Quentin Tarantino’s latest cinematic offering, “Kill Bill,” hit theaters last weekend. I’ve been waiting for this film since learning of its existence last year. I saw the trailer and realized that this is everything I have ever wanted from a movie.

Movies today, despite having non-stop action, are still bland and boring. I sit in the theater, thinking to myself, “Great, now they’re gonna do another bit of computer graphics, some ‘Matrix’-type special effects, toss in a pretentious plot, and that’ll be that.”

“Kill Bill” is a relief from the unfortunate releases of recent days and, at the same time, a brilliant work in its own right. Careening between different genres, it keeps you at the edge of your seat from the second you sit down until the credits roll.

Uma Thurman plays “the bride” also known as Black Mamba, a member of an elite group known as the Deadly Viper Assassination Squad. On her wedding day, she is shot and left for dead, along with nine members of the wedding party in the chapel where she was to be married.

Tarantino is reluctant, to say the least, to tell any story in purely chronological order, however, I am not. Suffice to say that the movie plays out in a reasonably easy-to-understand order of events, and it doesn’t take nearly as much work to understand what happens when as, say, “Pulp Fiction” did.

At any rate, Thurman, after a substantial coma, awakes with the desire for revenge. Four years have passed since she entered the coma, and she sets out to kill the other members of the squad who were responsible for the massacre on her wedding day. The first two encounters we see are with Vivica Fox and Lucy Liu.

Fox, who was an expert with a knife, is living in what appears to be suburbia, raising a daughter – presumably having left behind her assassin’s ways, but this is the more minor of the two encounters. The bulk of the movie is the story of O-Ren Ishii, Lucy Liu’s character.

Ishii is the queen of the Japanese underworld – the leader of the Yakuza Council. Her Deadly Viper codename is Cottonmouth. In other words, she is one tough lady. To top this off, she has an insane 17-year-old bodyguard and a squad of 88 masked warriors that come to her defense – the Crazy 88.

The music, as with all Tarantino films, is great and unexpected. In “Kill Bill” it keeps pace well with the movie, which must have been very hard to do, considering the powerful and often surprising pacing.

The special effects are beautifully cheesy and intentionally so. Tarantino insisted that there not be any digital effects. As a result, instead of being bored out of my mind during the movie, I was intensely interested in everything that happened.

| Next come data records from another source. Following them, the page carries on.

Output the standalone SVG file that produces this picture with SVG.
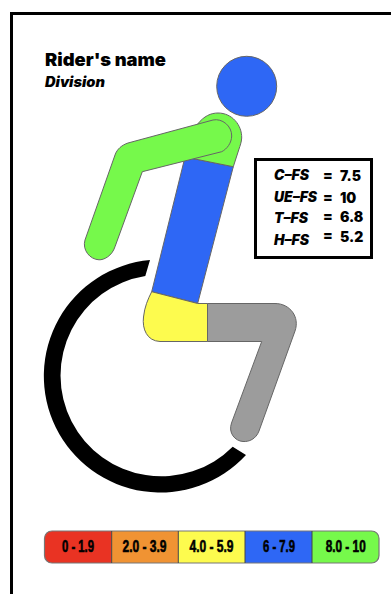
<svg xmlns="http://www.w3.org/2000/svg" width="391" height="594" viewBox="0 0 391 594">
<style>
.part{stroke:#666;stroke-width:1}
.blue{fill:#2E67F5}.green{fill:#76F94B}.yellow{fill:#FDFB4E}.gray{fill:#9C9C9C}.red{fill:#E93323}.orange{fill:#F09333}
.h{font-family:"Inter","Liberation Sans",sans-serif;font-weight:900;fill:#000}
.st{font-family:"Inter","Liberation Sans",sans-serif;font-weight:900;font-size:14px;fill:#000}
.i{font-style:italic}
.lg{font-family:"Liberation Sans",sans-serif;font-weight:700;font-size:16px;fill:#000;text-anchor:middle;stroke:#000;stroke-width:.6}
</style>
<rect width="391" height="594" fill="#fff"/>
<path d="M391 13.500H11.500V594" fill="none" stroke="#000" stroke-width="3"/>
<g id="title">
<text class="h" x="45" y="66" font-size="18" textLength="121" lengthAdjust="spacingAndGlyphs">Rider's name</text>
<text class="h i" x="45" y="87" font-size="14" textLength="60" lengthAdjust="spacingAndGlyphs">Division</text>
</g>
<g id="wheel"><path d="M150 260A116.500 116.500 0 1 0 246 455L232.700 446.700A100.800 100.800 0 1 1 145.300 276Z" fill="#000"/></g>
<g id="head"><circle class="part blue" cx="246.700" cy="86.300" r="30"/></g>
<g id="trunk"><path class="part blue" d="M185 157L233.300 166.700L197.700 303.300L151.700 291.700Z"/></g>
<g id="pelvis"><path class="part yellow" d="M151.700 291.700L197.700 303.500H207.500V341.500H160C147 341 142 329 143.500 317C144.500 307 148 299 151.700 291.700Z"/></g>
<g id="leg"><path class="part gray" d="M207.500 303.500H275C290 303.500 300 317 295 331L259 431C256 439 249 442 243 441.500C235 441 228 433 231.500 423L261.700 341.500H207.500Z"/></g>
<g id="shoulder"><path class="part green" d="M185 157L197.700 124C204 116 211 113 218 113C232 113 242 125 241.700 138C241.500 142 240 146 239 149L233.300 166.700Z"/></g>
<g id="arm"><path class="part green" d="M213 120C222 118 232 126 231.700 136C231.500 143 227 149 221.700 151.700L142.300 171.700L115 246.700C112 256 104 260 99 259.800C90 259.500 82 250 85 240L115 155C117 149 122 145 128 143Z"/></g>
<g id="scores">
<rect x="255.500" y="159.500" width="116" height="98" fill="#fff" stroke="#000" stroke-width="3"/>
<text class="st i" x="274" y="179.500">C–FS</text><text class="st" x="323" y="180">=</text><text class="st" x="340" y="181">7.5</text>
<text class="st i" x="274" y="201.500" textLength="43" lengthAdjust="spacingAndGlyphs">UE–FS</text><text class="st" x="323" y="201.500">=</text><text class="st" x="340" y="203">10</text>
<text class="st i" x="274" y="223">T–FS</text><text class="st" x="323" y="221">=</text><text class="st" x="340" y="222">6.8</text>
<text class="st i" x="274" y="244.500">H–FS</text><text class="st" x="323" y="240">=</text><text class="st" x="340" y="242">5.2</text>
</g>
<g id="legend">
<path class="red" d="M111.700 531H52C47.500 531 44.500 534 44.500 538.500V555.500C44.500 560 47.500 563 52 563H111.700Z"/>
<rect class="orange" x="111.700" y="531" width="66.600" height="32"/>
<rect class="yellow" x="178.300" y="531" width="66.700" height="32"/>
<rect class="blue" x="245" y="531" width="67" height="32"/>
<path class="green" d="M312 531H371.500C376 531 379 534 379 538.500V555.500C379 560 376 563 371.500 563H312Z"/>
<rect x="44.500" y="531" width="334.500" height="32" rx="7.500" fill="none" stroke="#777" stroke-width="1.200"/>
<path d="M111.700 531V563M178.300 531V563M245 531V563M312 531V563" stroke="#444" stroke-width="1" fill="none"/>
<text class="lg" x="78" y="551.500" textLength="32" lengthAdjust="spacingAndGlyphs">0 - 1.9</text>
<text class="lg" x="144.500" y="551.500" textLength="44" lengthAdjust="spacingAndGlyphs">2.0 - 3.9</text>
<text class="lg" x="211.500" y="551.500" textLength="44" lengthAdjust="spacingAndGlyphs">4.0 - 5.9</text>
<text class="lg" x="279" y="551.500" textLength="32" lengthAdjust="spacingAndGlyphs">6 - 7.9</text>
<text class="lg" x="345.700" y="551.500" textLength="40" lengthAdjust="spacingAndGlyphs">8.0 - 10</text>
</g>
</svg>
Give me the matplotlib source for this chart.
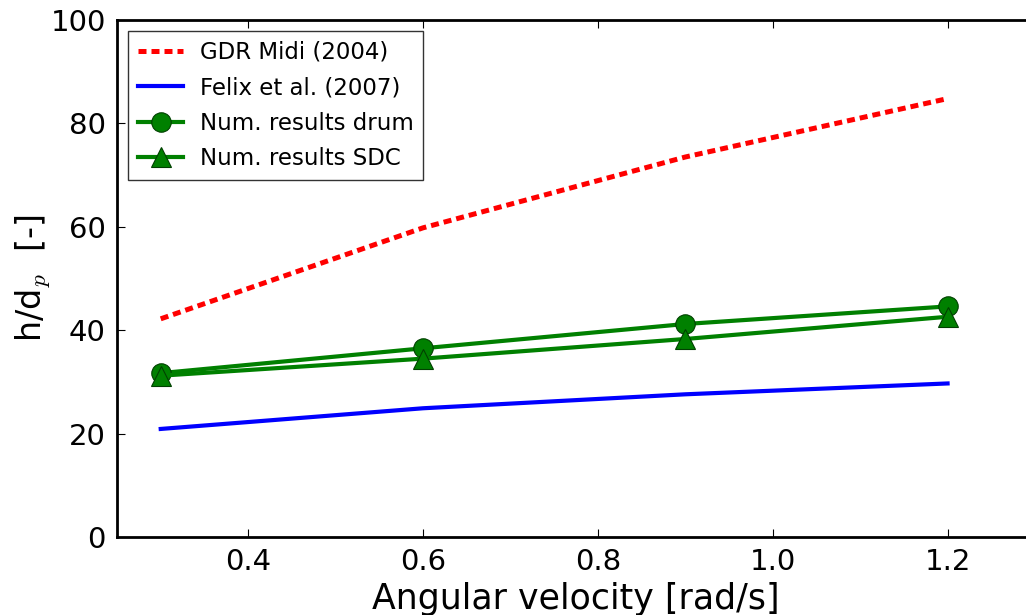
import matplotlib
matplotlib.use("Agg")
import matplotlib.pyplot as plt

omega = [0.3, 0.6, 0.9, 1.2]
gdr_midi = [42.2, 59.8, 73.5, 84.8]
felix = [20.9, 24.9, 27.6, 29.7]
drum = [31.7, 36.5, 41.2, 44.6]
sdc = [31.2, 34.5, 38.3, 42.6]

xticks = [0.4, 0.6, 0.8, 1.0, 1.2]
yticks = [0, 20, 40, 60, 80, 100]

plt.rcParams['font.family'] = ['DejaVu Sans']
plt.rcParams['mathtext.fontset'] = 'cm'

fig = plt.figure(figsize=(10.26, 6.15), dpi=100)
ax = fig.add_axes([117/1026, 1-537/615, (1035-117)/1026, (537-20)/615])

ax.plot(omega, gdr_midi, color='red', lw=3.6, dashes=(1.6, 1.0), label='GDR Midi (2004)')
ax.plot(omega, felix, color='blue', lw=3.0, label='Felix et al. (2007)')
ax.plot(omega, drum, color='green', lw=3.0, marker='o', markersize=14,
        markerfacecolor='green', markeredgecolor='#004000', markeredgewidth=0.8,
        label='Num. results drum')
ax.plot(omega, sdc, color='green', lw=3.0, marker='^', markersize=14,
        markerfacecolor='green', markeredgecolor='#004000', markeredgewidth=0.8,
        label='Num. results SDC')

ax.set_xlim(0.25, 1.3)
ax.set_ylim(0, 100)
ax.set_xticks(xticks)
ax.set_yticks(yticks)
ax.tick_params(direction='in', length=6, width=0.8, top=True, right=True,
               labelsize=21, pad=8)
for s in ax.spines.values():
    s.set_linewidth(2.0)

ax.set_xlabel('Angular velocity [rad/s]', fontsize=25, labelpad=4)
ax.set_ylabel('h/d$_p$  [-]', fontsize=24)
ax.yaxis.set_label_coords(-0.071, 0.5)

leg = ax.legend(loc='upper left', fontsize=16.5, frameon=True, fancybox=False,
                borderaxespad=0.5, handlelength=2.0, labelspacing=0.55,
                numpoints=1, borderpad=0.4, handletextpad=0.7)
leg.get_frame().set_edgecolor('black')
leg.get_frame().set_linewidth(1.0)

fig.savefig('out.png', dpi=100)
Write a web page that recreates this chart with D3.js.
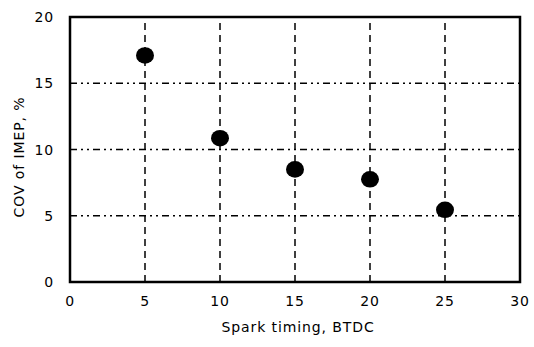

Thurman’s acting is good, but she is upstaged somewhat by Lucy Liu’s portrayal of a Japanese crime queen. Also worthy of note is the performance by Chiaki Kuriyama, who plays Go Go Yubari, Ishii’s bodyguard.

The film’s sense of humor is what one would tend to expect of Tarantino’s work – witty and often disturbing. That sense of humor pervades the whole film, from the dialogue down to the props.

Now, one thing that is integral to the film are the fight sequences. I don’t know too much about martial arts, so I couldn’t tell you if the sequences honor the martial arts styles they emulate.

What I can say is that these sequences are more impressive and captivating than anything I saw in “The Matrix,” and far more entertaining.

The plot of the movie, incomplete as it is when the credits finally roll, is compelling and well crafted.

Tarantino is a master of non-chronological story telling, and, despite how little of the plot has been revealed to us, the story was still fairly satisfying. That, however, does not alleviate my immense desire to find out what on earth Tarantino plans next for this story.

Spliced into Thurman’s story is the origin of O-Ren Ishii, an animated sequence, clearly done in Japanese style, relating the tragedy of her childhood and her rise to power.

The whole sequence is brilliant and adds a lot of good depth to the character of Ishii.

The film’s keen sense of humor and great casting decisions are what make this film fantastic. The fact that this is only “Kill Bill: Vol. 1,” and the story is but half over, is painful, but delightfully so.

In February, the second part, in which the other Vipers are encountered and Bill is confronted, will be released. It will be a difficult four months, but I’m certain it will be well worth the wait.